Si cette mécanique a pu être mise en oeuvre dans les années 2000, ses conditions pourraient s'épuiser.

Sur ce point, on peut, par exemple, s'interroger sur les effets d'éventuelles pénuries de main d'oeuvre dans le secteur des biens échangeables.

L'Allemagne qui, en ce domaine, avait suivi une trajectoire parallèle à celle de la France a connu une accélération de la productivité du travail dans le secteur marchand en fin de période.

Mais, outre les questions sur la nature de cette accélération - structurelle ou conjoncturelle ; est-elle le résultat d'une amélioration de l'efficacité du travail ou d'une accentuation de l'externalisation des consommations intermédiaires - son niveau ne ressort pas comme compatible avec un essor de la production de biens échangeables sans recours à des emplois supplémentaires.

Cette contrainte est favorable à la dynamique potentielle de l'emploi mais elle suppose une adéquation entre l'offre et la demande sur le marché du travail qui n'est pas nécessairement acquise. Des tensions pourraient naître sur certains segments du marché du travail avec pour résultat une hausse des salaires.

En fonction de son ampleur et de sa transmission aux autres compartiments du marché du travail, l'Allemagne pourrait connaître quelques tensions inflationnistes.

Dans un premier temps, les coûts salariaux pourraient n'en être pas le moteur le plus puissant compte tenu des évolutions passées qui permettent de réduire les marges des entreprises. Mais, l'inflexion des coûts salariaux unitaires serait durablement stoppée voire inversée avec des effets inflationnistes plus forts à terme. La recomposition de la demande intérieure aurait davantage de responsabilité dans ces tensions. Elle provoquerait une accélération de la demande de biens échangeables dans un contexte où leur offre ne serait pas assez élastique.

On peut certes songer encore à deux voies.

La première passerait par l'augmentation de la durée du travail. Cependant, la préservation de la position des coûts salariaux implique qu'elle intervienne sans augmentation de la rémunération horaire, voire, même, compte tenu d'une éventuelle baisse de la productivité par heure, qu'elle s'accompagne d'une réduction du salaire horaire.

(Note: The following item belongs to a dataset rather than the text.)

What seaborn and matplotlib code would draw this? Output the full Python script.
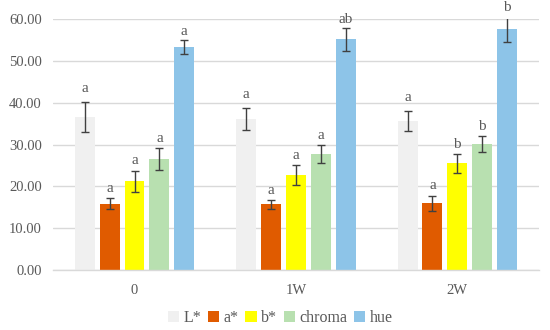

Ce processus est suspendu à un arbitrage des salariés entre le loisir et le travail. Comme cet arbitrage n'est pas indépendant des conditions générales de la négociation sociale, il est possible qu'une telle configuration s'impose.

Elle peut apparaître régressive et sa poursuite n'est certainement pas infinie.

La seconde façon de surmonter les contradictions inhérentes à cet équilibre est de compter sur une valorisation de l'offre d'où résulterait un enrichissement du pays passant par une amélioration des termes de l'échange en lieu et place d'une augmentation des volumes produits butant sur la contrainte productive.

Cependant, cette perspective rencontre des limites évidentes, celles d'une contradiction avec les fondements mêmes d'une politique de compétitivité. En principe, un pays ne peut durablement augmenter ses termes de l'échange (le prix des exportations en particulier) sans connaître une dégradation de sa compétitivité.

Cette limite est toutefois susceptible de varier en fonction de la puissance des différents déterminants de la compétitivité du pays. À cet égard, l'Allemagne semble bien positionnée. Les comportements de marges des exportateurs allemands sur le marché européen paraissent montrer qu'ils disposent d'avantages compétitifs indépendants des prix de leurs exportations, avantages qu'ils parviennent à valoriser avec les prix relativement élevés qu'ils pratiquent sur ce marché.

Toutefois, les avantages comparatifs ne sont jamais inexpugnables et la valorisation réalisée par les exportateurs allemands repose sur des bases qui ne sont ni intangibles, ni indéfiniment mobilisables.